Goal: Leave out the pictures and restate the rest of the data exactly.

[Records with drawing code]

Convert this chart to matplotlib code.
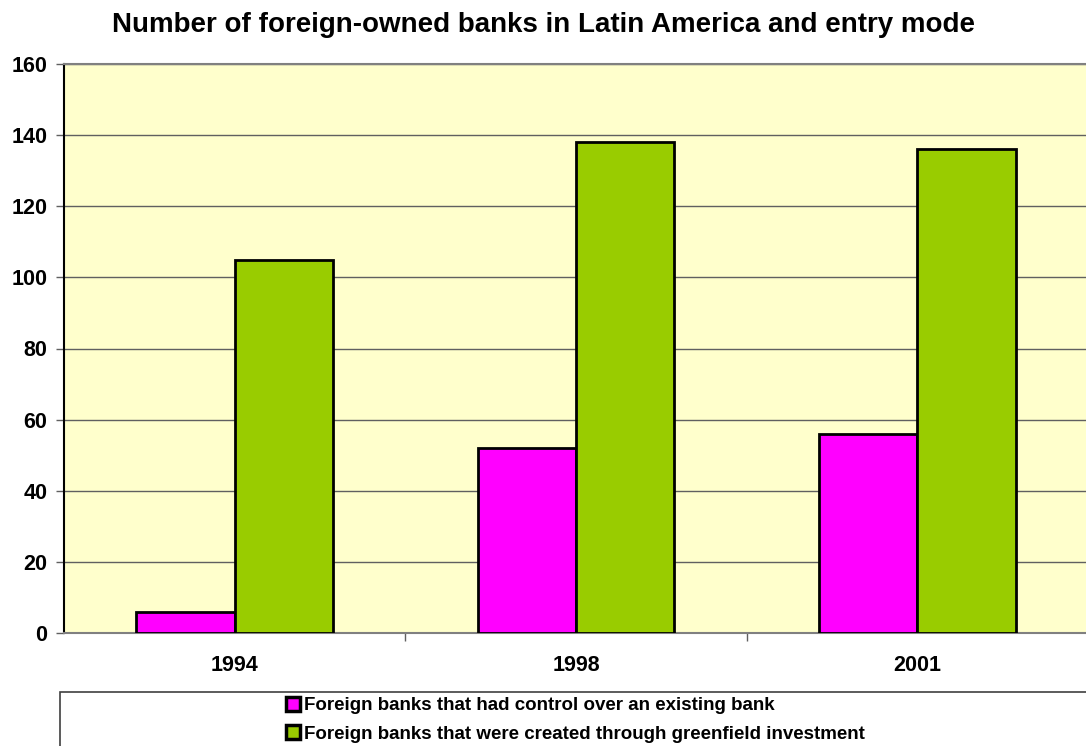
import matplotlib
matplotlib.use("Agg")
import matplotlib.pyplot as plt
import numpy as np
from matplotlib.patches import Rectangle

# ---------------------------------------------------------------------------
# Data
# ---------------------------------------------------------------------------
years = ["1994", "1998", "2001"]
control_existing = [6, 52, 56]
greenfield = [105, 138, 136]
series_labels = [
    "Foreign banks that had control over an existing bank",
    "Foreign banks that were created through greenfield investment",
]
y_ticks = [0, 20, 40, 60, 80, 100, 120, 140, 160]

plt.rcParams["font.family"] = ["Liberation Sans", "DejaVu Sans"]
plt.rcParams["font.weight"] = "bold"

fig = plt.figure(figsize=(10.86, 7.46), dpi=100)
ax = fig.add_axes([64 / 1086, 113 / 746, 1 - 64 / 1086 + 0.002, (633 - 64) / 746])
ax.set_facecolor("#FFFFCC")

x = np.arange(len(years))
width = 0.288
b1 = ax.bar(x - width / 2, control_existing, width=width, color="#FF00FF",
            edgecolor="black", linewidth=2.0, label=series_labels[0], zorder=3)
b2 = ax.bar(x + width / 2, greenfield, width=width, color="#99CC00",
            edgecolor="black", linewidth=2.0, label=series_labels[1], zorder=3)

ax.set_xlim(-0.5, len(years) - 0.5)
ax.set_ylim(0, 160)
ax.set_yticks(y_ticks)
ax.set_yticklabels([str(v) for v in y_ticks], fontsize=15.5, fontweight="bold")
ax.yaxis.grid(True, color="#606060", linewidth=1.0, zorder=0)
ax.set_axisbelow(True)

ax.set_xticks(x)
ax.set_xticklabels(years, fontsize=15.5, fontweight="bold")
ax.tick_params(axis="x", which="major", length=0, pad=16)
ax.set_xticks(np.arange(0.5, len(years) - 0.5, 1.0), minor=True)
ax.tick_params(axis="x", which="minor", length=6, color="#606060", width=1)
ax.tick_params(axis="y", length=6, width=1, color="#606060", pad=6)

ax.spines["top"].set_color("#808080")
ax.spines["top"].set_linewidth(1.5)
ax.spines["right"].set_visible(False)
ax.spines["left"].set_color("black")
ax.spines["left"].set_linewidth(1.5)
ax.spines["bottom"].set_color("#808080")
ax.spines["bottom"].set_linewidth(1.5)

fig.text(0.5, 1 - 25 / 746, "Number of foreign-owned banks in Latin America and entry mode",
         ha="center", va="center", fontsize=20, fontweight="bold")

# legend box
fig.patches.append(Rectangle((60 / 1086, -0.01), 1.0, (746 - 692) / 746 + 0.01,
                             transform=fig.transFigure, facecolor="white",
                             edgecolor="#404040", linewidth=1.2))
leg = fig.legend(handles=[b1, b2], loc="upper left",
                 bbox_to_anchor=(286 / 1086, 1 - 697 / 746), frameon=False,
                 fontsize=13.5, handlelength=0.75, handleheight=0.75,
                 handletextpad=0.2, labelspacing=0.58, borderaxespad=0,
                 borderpad=0)
for t in leg.get_texts():
    t.set_fontweight("bold")
for h in leg.legend_handles:
    h.set_linewidth(2.5)

fig.savefig("out.png", dpi=100)
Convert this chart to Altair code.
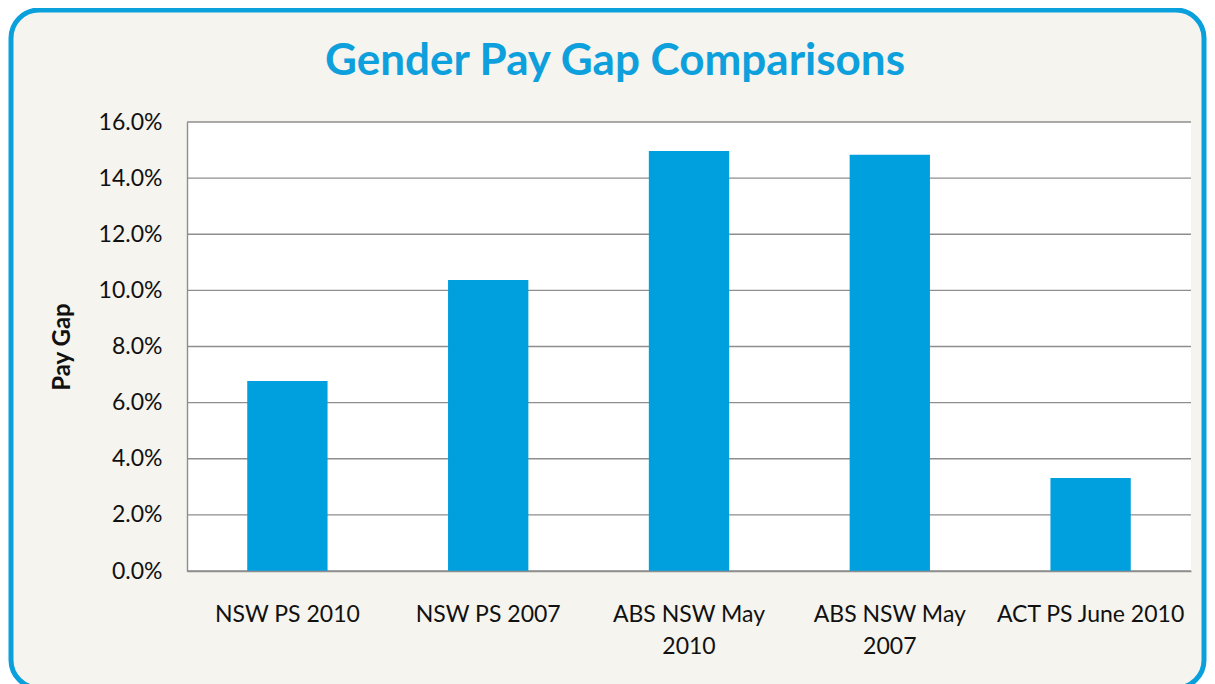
import altair as alt
import pandas as pd

categories = ["NSW PS 2010", "NSW PS 2007", "ABS NSW May 2010", "ABS NSW May 2007", "ACT PS June 2010"]
values = [0.0677, 0.1037, 0.1497, 0.1483, 0.0331]
ticks = [0.0, 0.02, 0.04, 0.06, 0.08, 0.10, 0.12, 0.14, 0.16]
title_text = "Gender Pay Gap Comparisons"

W, H = 1004, 449
BEIGE = "#f5f4ee"
BLUE = "#00a0df"
GRID = "#8e8e8e"
FONT = "Lato"

bars_df = pd.DataFrame({"category": categories, "value": values})
ticks_df = pd.DataFrame({"value": ticks})
one = pd.DataFrame({"t": [title_text]})

y_scale = alt.Scale(domain=[0, 0.16])
y_axis = alt.Axis(
    title="Pay Gap", values=ticks, format=".1%", grid=False, ticks=False,
    domain=True, domainColor=GRID, domainWidth=1.4,
    labelFont=FONT, labelFontSize=23, labelColor="#111", labelPadding=25,
    titleFont=FONT, titleFontSize=24, titleFontWeight="bold", titleColor="#111",
    titleAngle=-90, titleX=-125, titleY=H / 2, titleAlign="center", titleBaseline="middle",
    zindex=1,
)

frame = alt.Chart(one).mark_rect(
    fill=BEIGE, stroke="#0aa0dc", strokeWidth=5, cornerRadius=28
).encode(x=alt.value(-176), x2=alt.value(1017), y=alt.value(-112), y2=alt.value(566))

plotbg = alt.Chart(one).mark_rect(fill="white").encode(
    x=alt.value(0), x2=alt.value(W), y=alt.value(0), y2=alt.value(H)
)

grid = alt.Chart(ticks_df).mark_rule(color=GRID, strokeWidth=1.4).encode(
    y=alt.Y("value:Q", scale=y_scale, axis=y_axis),
    x=alt.value(0), x2=alt.value(W),
)

bars = alt.Chart(bars_df).mark_bar(color=BLUE).encode(
    x=alt.X(
        "category:N", sort=None,
        scale=alt.Scale(paddingInner=0.6, paddingOuter=0.3),
        axis=alt.Axis(
            title=None, labelAngle=0, ticks=False, domain=True, domainColor=GRID, domainWidth=1.4,
            labelFont=FONT, labelFontSize=23, labelColor="#111", labelPadding=32,
            labelLineHeight=32, labelLimit=400, zindex=1,
            labelExpr="length(datum.label) > 15 && indexof(datum.label, 'ABS') == 0 ? [slice(datum.label, 0, 11), slice(datum.label, 12)] : datum.label",
        ),
    ),
    y=alt.Y("value:Q", scale=y_scale, axis=y_axis),
)

title = alt.Chart(one).mark_text(
    font=FONT, fontSize=44, fontWeight="bold", color="#0ea0dc", align="center", baseline="alphabetic"
).encode(x=alt.value(428), y=alt.value(-47), text="t:N")

chart = alt.layer(frame, plotbg, grid, bars, title).properties(
    width=W, height=H,
    autosize=alt.AutoSizeParams(type="none"),
    padding={"left": 179, "top": 114, "right": 16, "bottom": 113},
    background="white",
).configure_view(stroke=None)

chart.save("out.html", embed_options={"renderer": "svg", "actions": False})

Complete output:
Convert this chart to matplotlib code.
import matplotlib
matplotlib.use("Agg")
import matplotlib.pyplot as plt
import numpy as np
from matplotlib.patches import Rectangle

# ---------------------------------------------------------------------------
# Data
# ---------------------------------------------------------------------------
years = ["1994", "1998", "2001"]
control_existing = [6, 52, 56]
greenfield = [105, 138, 136]
series_labels = [
    "Foreign banks that had control over an existing bank",
    "Foreign banks that were created through greenfield investment",
]
y_ticks = [0, 20, 40, 60, 80, 100, 120, 140, 160]

plt.rcParams["font.family"] = ["Liberation Sans", "DejaVu Sans"]
plt.rcParams["font.weight"] = "bold"

fig = plt.figure(figsize=(10.86, 7.46), dpi=100)
ax = fig.add_axes([64 / 1086, 113 / 746, 1 - 64 / 1086 + 0.002, (633 - 64) / 746])
ax.set_facecolor("#FFFFCC")

x = np.arange(len(years))
width = 0.288
b1 = ax.bar(x - width / 2, control_existing, width=width, color="#FF00FF",
            edgecolor="black", linewidth=2.0, label=series_labels[0], zorder=3)
b2 = ax.bar(x + width / 2, greenfield, width=width, color="#99CC00",
            edgecolor="black", linewidth=2.0, label=series_labels[1], zorder=3)

ax.set_xlim(-0.5, len(years) - 0.5)
ax.set_ylim(0, 160)
ax.set_yticks(y_ticks)
ax.set_yticklabels([str(v) for v in y_ticks], fontsize=15.5, fontweight="bold")
ax.yaxis.grid(True, color="#606060", linewidth=1.0, zorder=0)
ax.set_axisbelow(True)

ax.set_xticks(x)
ax.set_xticklabels(years, fontsize=15.5, fontweight="bold")
ax.tick_params(axis="x", which="major", length=0, pad=16)
ax.set_xticks(np.arange(0.5, len(years) - 0.5, 1.0), minor=True)
ax.tick_params(axis="x", which="minor", length=6, color="#606060", width=1)
ax.tick_params(axis="y", length=6, width=1, color="#606060", pad=6)

ax.spines["top"].set_color("#808080")
ax.spines["top"].set_linewidth(1.5)
ax.spines["right"].set_visible(False)
ax.spines["left"].set_color("black")
ax.spines["left"].set_linewidth(1.5)
ax.spines["bottom"].set_color("#808080")
ax.spines["bottom"].set_linewidth(1.5)

fig.text(0.5, 1 - 25 / 746, "Number of foreign-owned banks in Latin America and entry mode",
         ha="center", va="center", fontsize=20, fontweight="bold")

# legend box
fig.patches.append(Rectangle((60 / 1086, -0.01), 1.0, (746 - 692) / 746 + 0.01,
                             transform=fig.transFigure, facecolor="white",
                             edgecolor="#404040", linewidth=1.2))
leg = fig.legend(handles=[b1, b2], loc="upper left",
                 bbox_to_anchor=(286 / 1086, 1 - 697 / 746), frameon=False,
                 fontsize=13.5, handlelength=0.75, handleheight=0.75,
                 handletextpad=0.2, labelspacing=0.58, borderaxespad=0,
                 borderpad=0)
for t in leg.get_texts():
    t.set_fontweight("bold")
for h in leg.legend_handles:
    h.set_linewidth(2.5)

fig.savefig("out.png", dpi=100)
Convert this chart to Altair code.
import altair as alt
import pandas as pd

categories = ["NSW PS 2010", "NSW PS 2007", "ABS NSW May 2010", "ABS NSW May 2007", "ACT PS June 2010"]
values = [0.0677, 0.1037, 0.1497, 0.1483, 0.0331]
ticks = [0.0, 0.02, 0.04, 0.06, 0.08, 0.10, 0.12, 0.14, 0.16]
title_text = "Gender Pay Gap Comparisons"

W, H = 1004, 449
BEIGE = "#f5f4ee"
BLUE = "#00a0df"
GRID = "#8e8e8e"
FONT = "Lato"

bars_df = pd.DataFrame({"category": categories, "value": values})
ticks_df = pd.DataFrame({"value": ticks})
one = pd.DataFrame({"t": [title_text]})

y_scale = alt.Scale(domain=[0, 0.16])
y_axis = alt.Axis(
    title="Pay Gap", values=ticks, format=".1%", grid=False, ticks=False,
    domain=True, domainColor=GRID, domainWidth=1.4,
    labelFont=FONT, labelFontSize=23, labelColor="#111", labelPadding=25,
    titleFont=FONT, titleFontSize=24, titleFontWeight="bold", titleColor="#111",
    titleAngle=-90, titleX=-125, titleY=H / 2, titleAlign="center", titleBaseline="middle",
    zindex=1,
)

frame = alt.Chart(one).mark_rect(
    fill=BEIGE, stroke="#0aa0dc", strokeWidth=5, cornerRadius=28
).encode(x=alt.value(-176), x2=alt.value(1017), y=alt.value(-112), y2=alt.value(566))

plotbg = alt.Chart(one).mark_rect(fill="white").encode(
    x=alt.value(0), x2=alt.value(W), y=alt.value(0), y2=alt.value(H)
)

grid = alt.Chart(ticks_df).mark_rule(color=GRID, strokeWidth=1.4).encode(
    y=alt.Y("value:Q", scale=y_scale, axis=y_axis),
    x=alt.value(0), x2=alt.value(W),
)

bars = alt.Chart(bars_df).mark_bar(color=BLUE).encode(
    x=alt.X(
        "category:N", sort=None,
        scale=alt.Scale(paddingInner=0.6, paddingOuter=0.3),
        axis=alt.Axis(
            title=None, labelAngle=0, ticks=False, domain=True, domainColor=GRID, domainWidth=1.4,
            labelFont=FONT, labelFontSize=23, labelColor="#111", labelPadding=32,
            labelLineHeight=32, labelLimit=400, zindex=1,
            labelExpr="length(datum.label) > 15 && indexof(datum.label, 'ABS') == 0 ? [slice(datum.label, 0, 11), slice(datum.label, 12)] : datum.label",
        ),
    ),
    y=alt.Y("value:Q", scale=y_scale, axis=y_axis),
)

title = alt.Chart(one).mark_text(
    font=FONT, fontSize=44, fontWeight="bold", color="#0ea0dc", align="center", baseline="alphabetic"
).encode(x=alt.value(428), y=alt.value(-47), text="t:N")

chart = alt.layer(frame, plotbg, grid, bars, title).properties(
    width=W, height=H,
    autosize=alt.AutoSizeParams(type="none"),
    padding={"left": 179, "top": 114, "right": 16, "bottom": 113},
    background="white",
).configure_view(stroke=None)

chart.save("out.html", embed_options={"renderer": "svg", "actions": False})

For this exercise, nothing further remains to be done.